Let $f(n) = \sum_{d|n} \tau^3(d)$ and $g(n) = \left( \sum_{d|n}\tau (d) \right)^3$.

The functions $f(n),g(n)$ are weakly multiplicative meaning $f(ab)=f(a)f(b) \text{ and }g(ab) = g(a)g(b)$ whenever $\gcd(a,b) = 1$.

This means it remains to prove $f(p^k) = g(p^k)$ for all primes $p$ and positive integers $k$.

$f(p^k) = \tau^3 (1) + \tau^3 (p) + ... + \tau^3 (p^k) = 1^3 + 2^3 + ... + (k+1)^3$
$g(p^k) = ( 1 + \tau (p) + ... + \tau (p^k) )^2 = (1+2+...+(k+1))^2$.

This if of course true using the identity, $(1+2+...+n)^2 = 1^3+2^2+...+n^3$.

Quote:

(2) $\prod_{d|n}d = n^{\frac{\tau(n)}{2}}$
If $n$ is not a square then among its factors $d_1,d_2,...,d_m$ for any $d_i$ we can find a mate $d_j$ so that $d_id_j=n$. Thus, we get $n^{\tau(n)/2}$. If $n$ is a square we need to modify the proof a little bit.

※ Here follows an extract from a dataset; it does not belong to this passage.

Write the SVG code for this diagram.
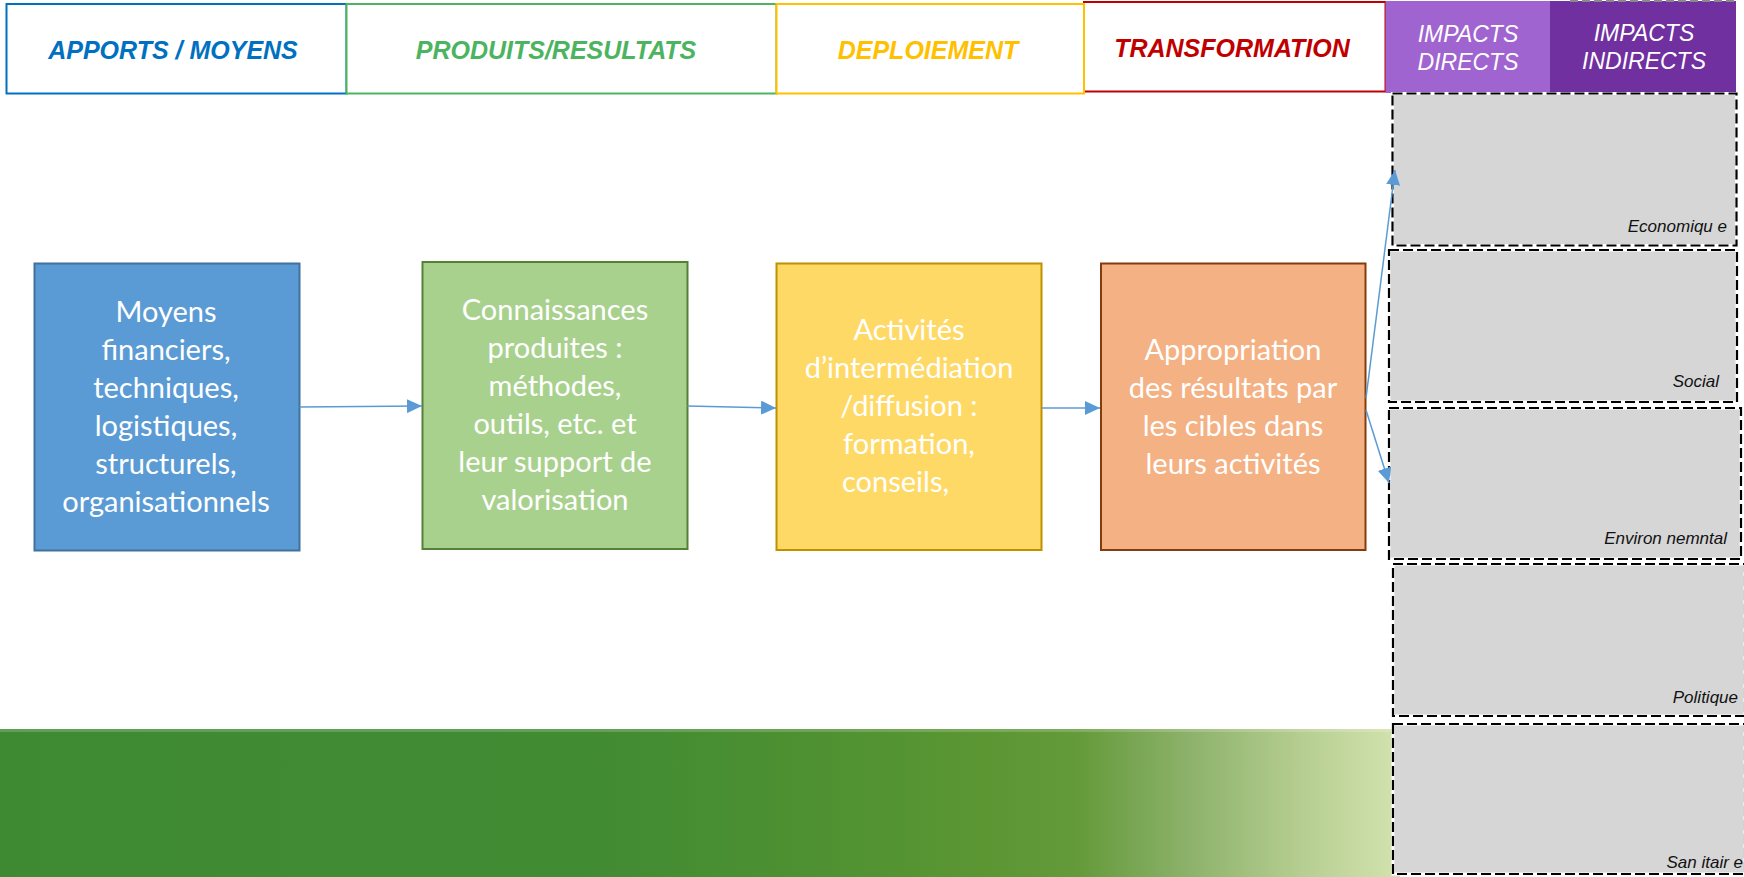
<svg xmlns="http://www.w3.org/2000/svg" width="1744" height="877" viewBox="0 0 1744 877">
<style>
.hd{font-family:"Liberation Sans",Arial,sans-serif;font-size:25px;font-weight:bold;font-style:italic;text-anchor:middle}
.hp{font-family:"Liberation Sans",Arial,sans-serif;font-size:23px;font-style:italic;fill:#FFFFFF;text-anchor:middle}
.bt{font-family:Lato,"Open Sans",sans-serif;font-size:29px;fill:#FFFFFF;text-anchor:middle}
.bts{font-family:Lato,"Open Sans",sans-serif;font-size:29px;fill:#FFFFFF;text-anchor:start}
.gl{font-family:"Liberation Sans",Arial,sans-serif;font-size:17px;font-style:italic;fill:#111111;text-anchor:end}
.gbox{fill:#D6D6D6;stroke:#FFFFFF;stroke-width:3}
.gdash{fill:none;stroke:#000000;stroke-width:2.2;stroke-dasharray:10 4}
.conn{stroke:#5B9BD5;stroke-width:1.5;fill:none;marker-end:url(#ah)}
</style>
<defs>
<marker id="ah" markerUnits="userSpaceOnUse" markerWidth="16" markerHeight="14" refX="15" refY="7" orient="auto">
<path d="M0,0 L15,7 L0,14 z" fill="#5B9BD5"/>
</marker>
<linearGradient id="band" x1="0" y1="0" x2="1" y2="0">
<stop offset="0" stop-color="#3E8A33"/>
<stop offset="0.42" stop-color="#418B33"/>
<stop offset="0.56" stop-color="#4C9032"/>
<stop offset="0.70" stop-color="#5B9633"/>
<stop offset="0.77" stop-color="#649A3A"/>
<stop offset="0.85" stop-color="#8DB26B"/>
<stop offset="0.93" stop-color="#B6CE91"/>
<stop offset="1" stop-color="#D3E3AE"/>
</linearGradient>
</defs>

<rect width="1744" height="877" fill="#FFFFFF"/>

<g id="band-bottom">
<rect x="0" y="729" width="1400" height="148" fill="url(#band)"/>
<rect x="0" y="729" width="1400" height="3" fill="#FFFFFF" opacity="0.18"/>
</g>

<g id="header-apports">
<rect x="6.5" y="4" width="340" height="89.5" fill="#FFFFFF" stroke="#0070C0" stroke-width="2"/>
<text class="hd" x="173" y="59" fill="#0070C0">APPORTS / MOYENS</text>
</g>
<g id="header-produits">
<rect x="346.5" y="4" width="430" height="89.5" fill="#FFFFFF" stroke="#4CB460" stroke-width="2"/>
<text class="hd" x="556" y="59" fill="#4CB460">PRODUITS/RESULTATS</text>
</g>
<g id="header-transformation">
<rect x="1084" y="2" width="301.5" height="89.5" fill="#FFFFFF" stroke="#C00000" stroke-width="2"/>
<text class="hd" x="1232" y="57" fill="#C00000">TRANSFORMATION</text>
</g>
<g id="header-deploiement">
<rect x="776.5" y="4" width="307.5" height="89.5" fill="#FFFFFF" stroke="#FFC000" stroke-width="2"/>
<text class="hd" x="928" y="59" fill="#FFC000">DEPLOIEMENT</text>
</g>
<g id="header-impacts-directs">
<rect x="1385.5" y="1" width="164.5" height="92" fill="#A064D0"/>
<text class="hp" x="1468" y="42">IMPACTS</text>
<text class="hp" x="1468" y="70">DIRECTS</text>
</g>
<g id="header-impacts-indirects">
<rect x="1550" y="1" width="186" height="92" fill="#7030A0"/>
<line x1="1570" y1="1" x2="1736" y2="1" stroke="#8A8A8A" stroke-width="2" stroke-dasharray="8 4"/>
<text class="hp" x="1644" y="41">IMPACTS</text>
<text class="hp" x="1644" y="69">INDIRECTS</text>
</g>

<g id="node-moyens">
<rect x="34.5" y="263.5" width="265" height="287" fill="#5B9BD5" stroke="#41719C" stroke-width="2"/>
<text class="bt" x="166" y="322">Moyens</text>
<text class="bt" x="166" y="360">financiers,</text>
<text class="bt" x="166" y="398">techniques,</text>
<text class="bt" x="166" y="436">logistiques,</text>
<text class="bt" x="166" y="474">structurels,</text>
<text class="bt" x="166" y="512">organisationnels</text>
</g>

<g id="node-connaissances">
<rect x="422.5" y="262" width="265" height="287" fill="#A9D18E" stroke="#538135" stroke-width="2"/>
<text class="bt" x="555" y="320">Connaissances</text>
<text class="bt" x="555" y="358">produites :</text>
<text class="bt" x="555" y="396">méthodes,</text>
<text class="bt" x="555" y="434">outils, etc. et</text>
<text class="bt" x="555" y="472">leur support de</text>
<text class="bt" x="555" y="510">valorisation</text>
</g>

<g id="node-activites">
<rect x="776.5" y="263.5" width="265" height="286.5" fill="#FFD966" stroke="#BF9000" stroke-width="2"/>
<text class="bt" x="909" y="340">Activités</text>
<text class="bt" x="909" y="378">d’intermédiation</text>
<text class="bt" x="909" y="416">/diffusion :</text>
<text class="bt" x="909" y="454">formation,</text>
<text class="bts" x="842" y="492">conseils,</text>
</g>

<g id="node-appropriation">
<rect x="1101" y="263.5" width="264.5" height="286.5" fill="#F4B183" stroke="#843C0C" stroke-width="2"/>
<text class="bt" x="1233" y="360">Appropriation</text>
<text class="bt" x="1233" y="398">des résultats par</text>
<text class="bt" x="1233" y="436">les cibles dans</text>
<text class="bt" x="1233" y="474">leurs activités</text>
</g>

<g id="impact-economique">
<rect class="gbox" x="1392.5" y="93.5" width="344" height="152"/>
<rect class="gdash" x="1392.5" y="93.5" width="344" height="152"/>
<text class="gl" x="1727" y="232">Economiqu e</text>
</g>
<g id="impact-social">
<rect class="gbox" x="1389" y="250" width="348" height="152"/>
<rect class="gdash" x="1389" y="250" width="348" height="152"/>
<text class="gl" x="1719" y="387">Social</text>
</g>
<g id="impact-environnemental">
<rect class="gbox" x="1389" y="408" width="352" height="151"/>
<rect class="gdash" x="1389" y="408" width="352" height="151"/>
<text class="gl" x="1727" y="544">Environ nemntal</text>
</g>
<g id="impact-politique">
<rect class="gbox" x="1393" y="564" width="352" height="152"/>
<rect class="gdash" x="1393" y="564" width="352" height="152"/>
<text class="gl" x="1738" y="703">Politique</text>
</g>
<g id="impact-sanitaire">
<rect class="gbox" x="1393" y="724" width="352" height="150"/>
<rect class="gdash" x="1393" y="724" width="352" height="150"/>
<text class="gl" x="1743" y="868">San itair e</text>
</g>

<g id="connectors">
<line class="conn" x1="299.5" y1="407" x2="422" y2="406"/>
<line class="conn" x1="687.5" y1="406" x2="776" y2="408"/>
<line class="conn" x1="1042" y1="408" x2="1100" y2="408"/>
<line class="conn" x1="1366" y1="398" x2="1395" y2="170"/>
<line class="conn" x1="1366" y1="410" x2="1389" y2="483"/>
</g>
</svg>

This is Mine 95:):)th Post!!!
• May 1st 2008, 09:31 AM
PaulRS
We have: $\sum_{d|n}{\ln(d)}=\sum_{d|n}{\ln\left(\frac{n}{d} \right)}$

$\sum_{d|n}{\ln(d)}=\sum_{d|n}{\ln(n)}-\sum_{d|n}{\ln(d)}$

Thus: $2\cdot{\sum_{d|n}{\ln(d)}}=\tau(n)\cdot{\ln(n)}$

And then (2) follows easily